Sheetflow Erosion Control Erosion Control for the CESCL

October 8, 2020

Planning Ahead

Filed under: Video — Tags: , , , , , , , — Sheetflow @ 3:40 am

Planning ahead requires a different mindset to prevent problems rather than react when they happen.

On this project we are using the neighboring property for staging; all of the runoff drains into their constructed stormwater treatment swale.

Their stormwater discharges are regulated and any non-compliance issues could be attributed to the contractor’s use of this area.

Video: David Jenkins

August 17, 2020

Adaptive Management-Perimeter BMPs

There is a difference between the paper erosion plan and what the project looks like in the field. I wrote up the plan to manage water from offsite. Now that I am looking at the area, I might need to re-think the plan. Erosion control adaptive management is what makes the plan come to fruition. Video: David Jenkins-Sheetflow

This video gives an example of adaptive management for perimeter erosion control BMPs.

Transcript:

This is our staging area for our project we are going to be starting up back over in here on the other side of a stormwater swale. We have to access the site through another owner’s property and they have allowed us to have this staging area.

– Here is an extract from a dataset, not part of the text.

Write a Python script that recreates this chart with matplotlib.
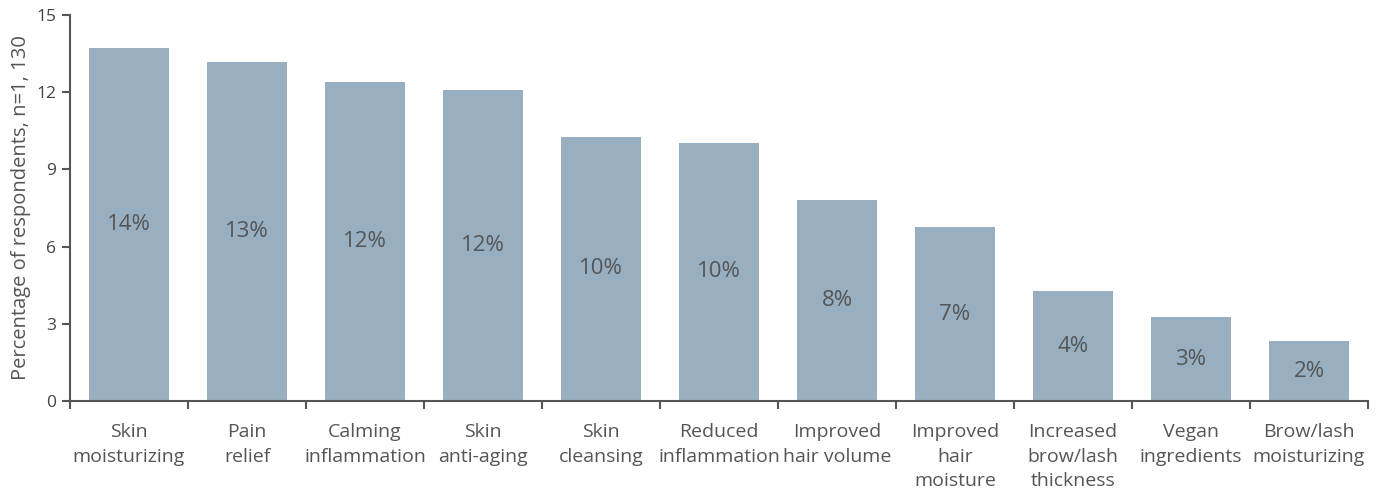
import matplotlib.pyplot as plt
import numpy as np

categorias = ['Skin\nmoisturizing', 'Pain\nrelief', 'Calming\ninflammation', 'Skin\nanti-aging',
              'Skin\ncleansing', 'Reduced\ninflammation', 'Improved\nhair volume',
              'Improved\nhair\nmoisture', 'Increased\nbrow/lash\nthickness', 'Vegan\ningredients',
              'Brow/lash\nmoisturizing']
valores = [13.72, 13.17, 12.40, 12.09, 10.26, 10.03, 7.81, 6.76, 4.27, 3.26, 2.33]
yticks = [0, 3, 6, 9, 12, 15]

plt.rcParams.update({'font.family': ['Open Sans', 'DejaVu Sans']})

fig = plt.figure(figsize=(13.77, 4.93), dpi=100)
ax = fig.add_axes([70/1377, 1 - 401/493, 1298/1377, 386/493])

x = np.arange(len(categorias))
bars = ax.bar(x, valores, width=0.67, color='#97afc0', zorder=2)

# Etiquetas dentro de las barras
for bar, v in zip(bars, valores):
    ax.text(bar.get_x() + bar.get_width() / 2, v / 2, f'{round(v)}%',
            ha='center', va='center', fontsize=16, color='#555555')

ax.set_xlim(-0.5, len(categorias) - 0.5)
ax.set_ylim(0, 15)
ax.set_yticks(yticks)
ax.set_yticklabels([str(t) for t in yticks], fontsize=12.5, color='#444444')

# Ticks del eje x en los limites de categoria
ax.set_xticks(np.arange(len(categorias) + 1) - 0.5)
ax.set_xticklabels([])
ax.set_xticks(x, minor=True)
ax.set_xticklabels(categorias, minor=True, fontsize=14, color='#555555', linespacing=1.45)
ax.tick_params(axis='x', which='minor', length=0, pad=16)
ax.tick_params(axis='x', which='major', length=6, width=1.5, color='#555555')
ax.tick_params(axis='y', length=6, width=1.5, color='#555555', pad=4)

for s in ['top', 'right']:
    ax.spines[s].set_visible(False)
for s in ['left', 'bottom']:
    ax.spines[s].set_color('#555555')
    ax.spines[s].set_linewidth(1.5)

ax.set_ylabel('Percentage of respondents, n=1, 130', fontsize=14.5, color='#555555', labelpad=4)

plt.savefig('out.png', dpi=100)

My plan was to have an extruded asphalt curb along this edge to take all the stormwater running off the parking lot coming this way and keep it out of the staging area, but that’s going to concentrate all the water from back up to the left into one location there down by the equipment.

Another BMP we’re using is compost socks on the edge of the swale to take any sheet flow from the staging area here and spread it out before it goes into the swale. Here are the compost socks and a bunch more here waiting for installation.

The idea of concentrating all the water and dumping it into the swale in one spot down here, maybe its better with the compost sock to just let everything just sheet flow and spread out against the sock and then dribble in, and actually in this area its not going right into the swale its going into some landscape across the pathway and then into the swale so maybe it’s a combination.

Actually, come to think of it, maybe on this end of the project no curbing and back over in here we put curbing in. This is all pretty protected so you know, this is adaptive management, this is how these things go you do the erosion plan write it up on a plan sheet and then you walk the site and see how things are in reality and should be willing to change.

Okay from here now from this pathway over we are going right into the swale so maybe we start the curbing maybe off this island. You see were gong into the swale now and this is going to be the most intensively used area for staging so maybe we start with a short, extruded asphalt curb over there and let everything else sheetflow back in here.

Okay got to think on this.

January 14, 2020

Where’s the Rock Entrance?

Photo: David Jenkins

Where’s the rock entrance? I am just glad it’s not my project. This is a small staging area for a bike path extension next to a creek. All dirty runoff ends up in the creek. There used to be a rock entrance, but with mud being tracked over it, it has disappeared. With a small staging area and rainy season work next to a creek, I would have specified that the entire staging area be covered with Asphalt Treated Base (ATB), to be removed and recycled at the end of the job. I have done this on several staging areas of up to about two acres. This can end up being much less expensive than managing tire washes and sweepers.

December 31, 2010

Construction Erosion Control Inspection-Part 1

Inspecting construction erosion control on a small construction project staging area using the following best management practices: silt fence, plastic covering, stabilized construction entrance, straw wattle, straw mulch and asphalt berm.